--- BEGIN Data excerpts ---

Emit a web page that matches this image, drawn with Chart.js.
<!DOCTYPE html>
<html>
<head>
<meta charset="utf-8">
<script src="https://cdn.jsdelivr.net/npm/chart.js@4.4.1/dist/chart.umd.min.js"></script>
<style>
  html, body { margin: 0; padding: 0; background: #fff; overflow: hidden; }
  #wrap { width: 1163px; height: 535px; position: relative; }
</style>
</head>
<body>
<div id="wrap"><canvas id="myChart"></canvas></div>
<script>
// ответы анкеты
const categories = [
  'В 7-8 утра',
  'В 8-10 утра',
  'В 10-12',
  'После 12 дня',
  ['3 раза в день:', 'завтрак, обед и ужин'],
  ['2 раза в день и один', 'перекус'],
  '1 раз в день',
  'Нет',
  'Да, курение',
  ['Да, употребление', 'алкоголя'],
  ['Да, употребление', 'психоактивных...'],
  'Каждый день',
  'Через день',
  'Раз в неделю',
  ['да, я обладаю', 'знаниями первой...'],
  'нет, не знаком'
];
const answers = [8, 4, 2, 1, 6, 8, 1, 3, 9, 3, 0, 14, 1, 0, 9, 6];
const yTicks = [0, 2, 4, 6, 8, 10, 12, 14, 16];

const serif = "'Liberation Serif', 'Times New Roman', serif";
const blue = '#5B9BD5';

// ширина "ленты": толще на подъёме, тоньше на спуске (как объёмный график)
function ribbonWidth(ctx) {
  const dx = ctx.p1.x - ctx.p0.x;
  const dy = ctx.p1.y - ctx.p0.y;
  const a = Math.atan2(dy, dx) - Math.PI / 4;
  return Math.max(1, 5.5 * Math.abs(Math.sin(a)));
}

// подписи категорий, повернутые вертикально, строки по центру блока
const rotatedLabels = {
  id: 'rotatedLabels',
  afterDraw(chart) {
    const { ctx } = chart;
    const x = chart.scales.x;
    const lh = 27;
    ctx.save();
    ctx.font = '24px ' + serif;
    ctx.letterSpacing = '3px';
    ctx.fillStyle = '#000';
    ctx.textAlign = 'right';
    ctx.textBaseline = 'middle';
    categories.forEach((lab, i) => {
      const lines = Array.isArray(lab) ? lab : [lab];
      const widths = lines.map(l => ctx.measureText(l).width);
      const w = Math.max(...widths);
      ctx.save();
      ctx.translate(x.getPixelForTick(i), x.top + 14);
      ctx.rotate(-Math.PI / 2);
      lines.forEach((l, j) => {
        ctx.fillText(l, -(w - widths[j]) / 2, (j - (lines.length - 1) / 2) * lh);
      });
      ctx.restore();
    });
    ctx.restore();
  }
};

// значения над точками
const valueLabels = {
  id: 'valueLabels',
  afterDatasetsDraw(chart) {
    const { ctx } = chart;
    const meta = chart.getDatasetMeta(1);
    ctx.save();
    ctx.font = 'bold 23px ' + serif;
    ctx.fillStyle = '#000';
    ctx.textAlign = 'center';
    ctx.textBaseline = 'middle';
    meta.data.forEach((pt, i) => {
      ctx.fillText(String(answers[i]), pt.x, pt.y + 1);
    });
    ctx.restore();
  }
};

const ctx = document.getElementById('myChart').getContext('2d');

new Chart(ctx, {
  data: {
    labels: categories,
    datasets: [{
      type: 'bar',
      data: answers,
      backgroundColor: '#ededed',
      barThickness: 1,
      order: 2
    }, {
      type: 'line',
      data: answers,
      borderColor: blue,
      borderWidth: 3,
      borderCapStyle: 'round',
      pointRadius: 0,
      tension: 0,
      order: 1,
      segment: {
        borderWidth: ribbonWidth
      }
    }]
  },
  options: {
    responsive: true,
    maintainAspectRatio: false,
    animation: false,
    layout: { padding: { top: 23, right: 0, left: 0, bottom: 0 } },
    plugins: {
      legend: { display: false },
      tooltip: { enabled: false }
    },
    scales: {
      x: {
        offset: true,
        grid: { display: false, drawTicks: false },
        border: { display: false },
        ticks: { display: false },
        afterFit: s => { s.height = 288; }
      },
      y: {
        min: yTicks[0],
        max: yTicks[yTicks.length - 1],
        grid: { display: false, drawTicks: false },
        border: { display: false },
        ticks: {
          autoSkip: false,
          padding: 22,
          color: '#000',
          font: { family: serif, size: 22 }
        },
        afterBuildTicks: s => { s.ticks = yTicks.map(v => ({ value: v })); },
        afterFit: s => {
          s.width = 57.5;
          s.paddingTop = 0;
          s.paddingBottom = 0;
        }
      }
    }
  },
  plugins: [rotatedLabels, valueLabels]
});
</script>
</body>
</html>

--- END Data excerpts ---
--- BEGIN Data excerpts ---

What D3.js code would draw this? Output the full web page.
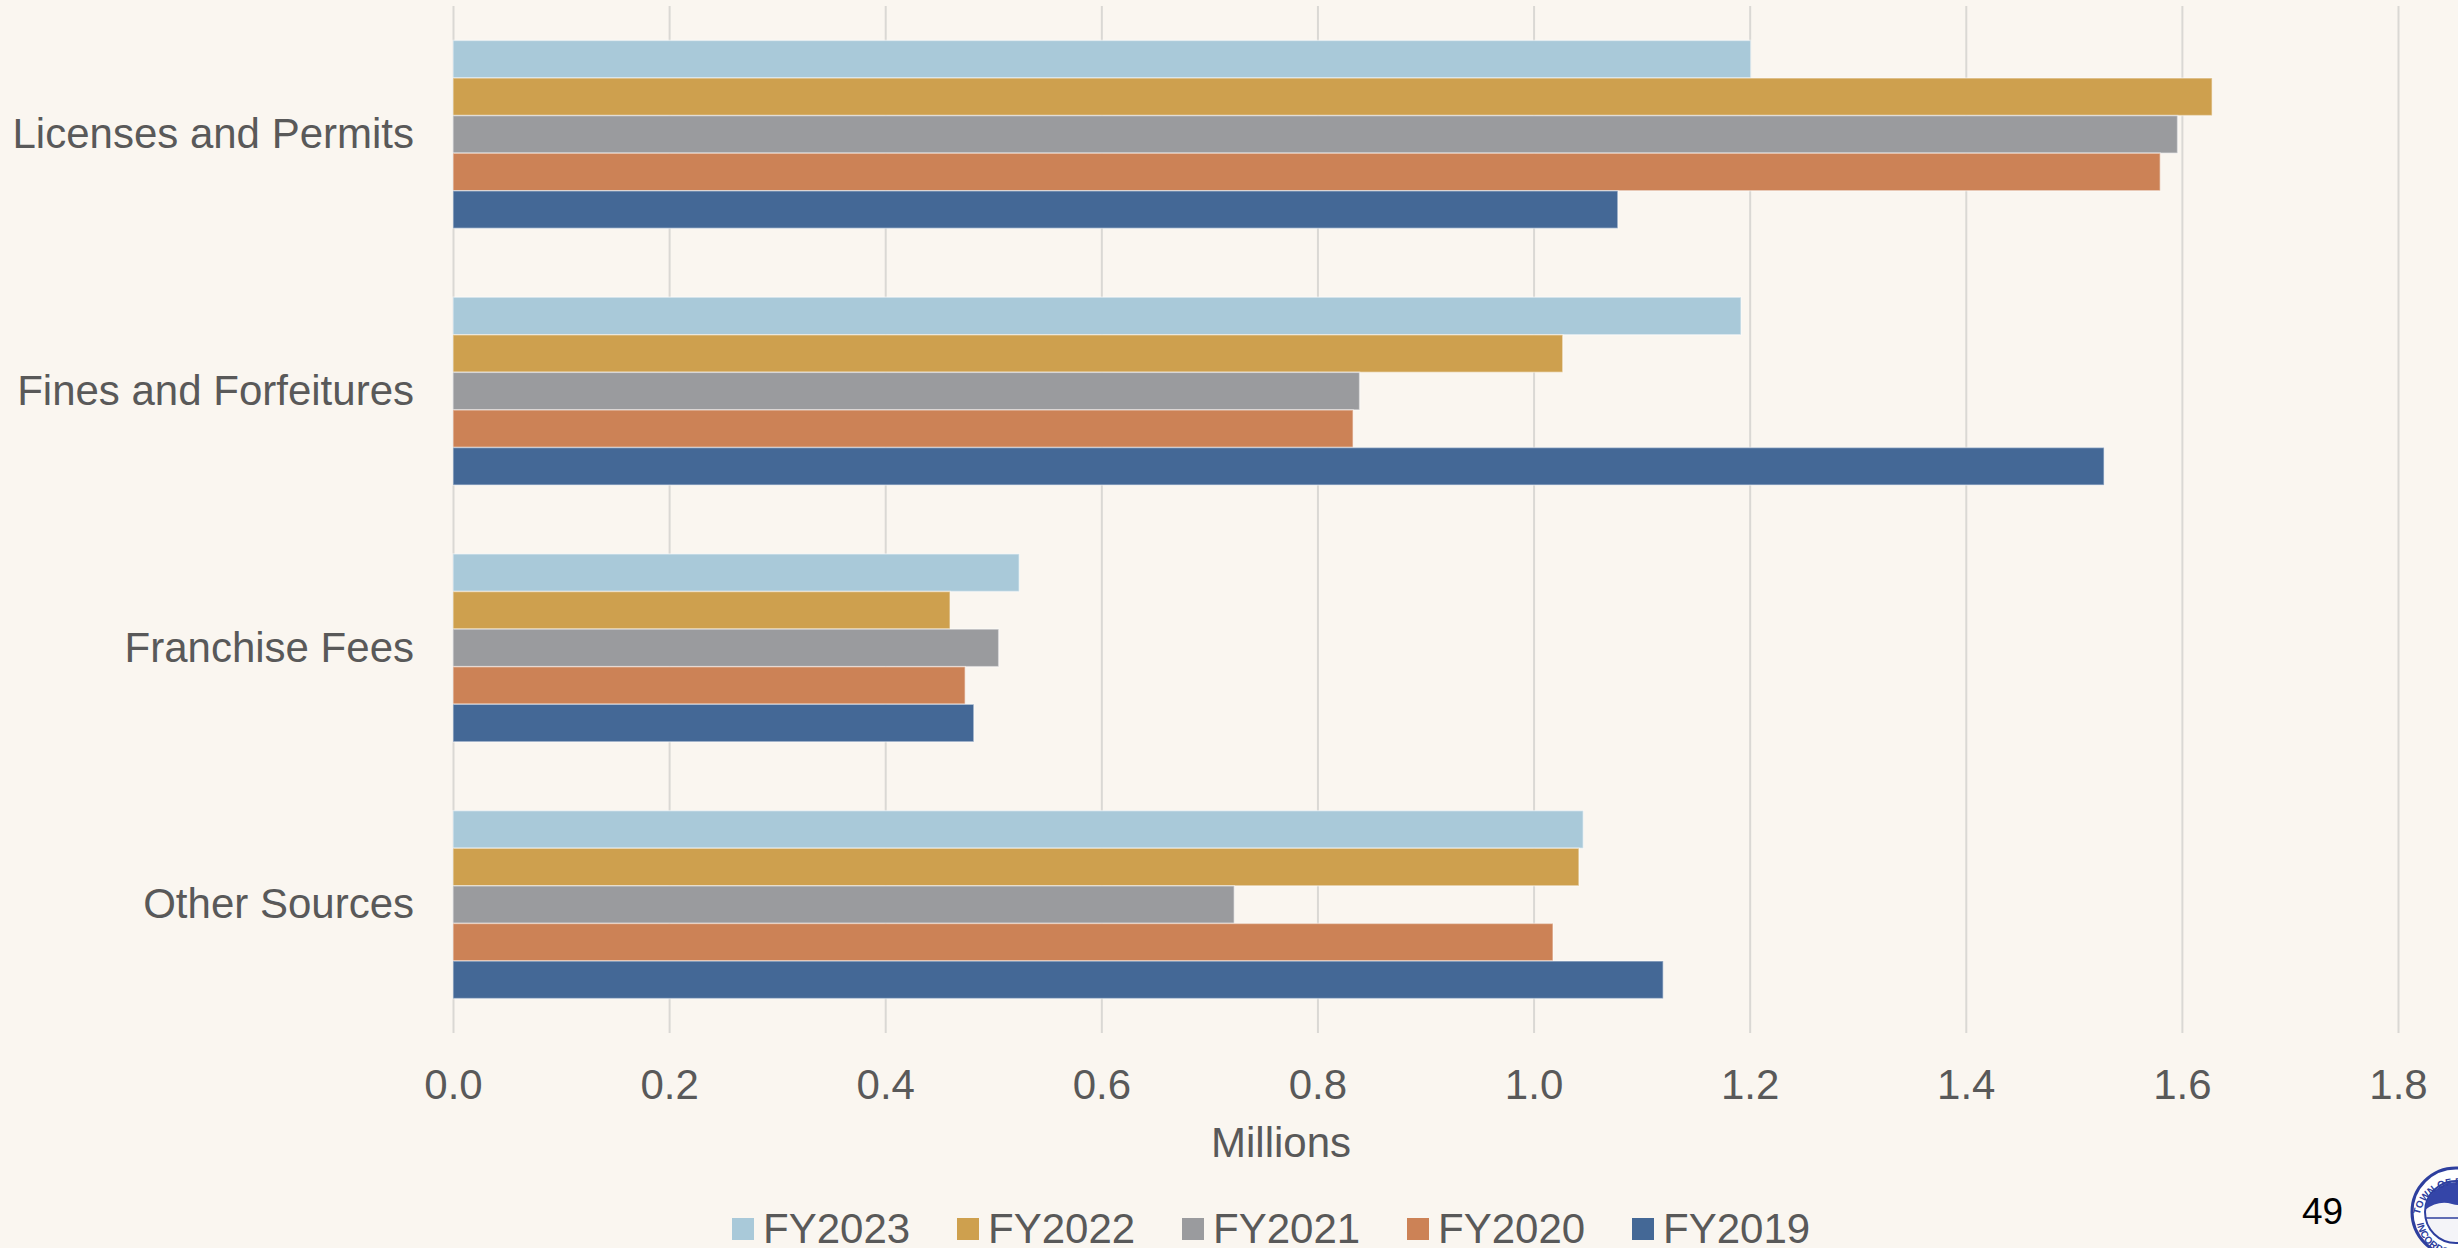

--- END Data excerpts ---

• Problem details
Using the material above, work out how many lines contain the string "this". Give that number alone.

• Exercise solution
2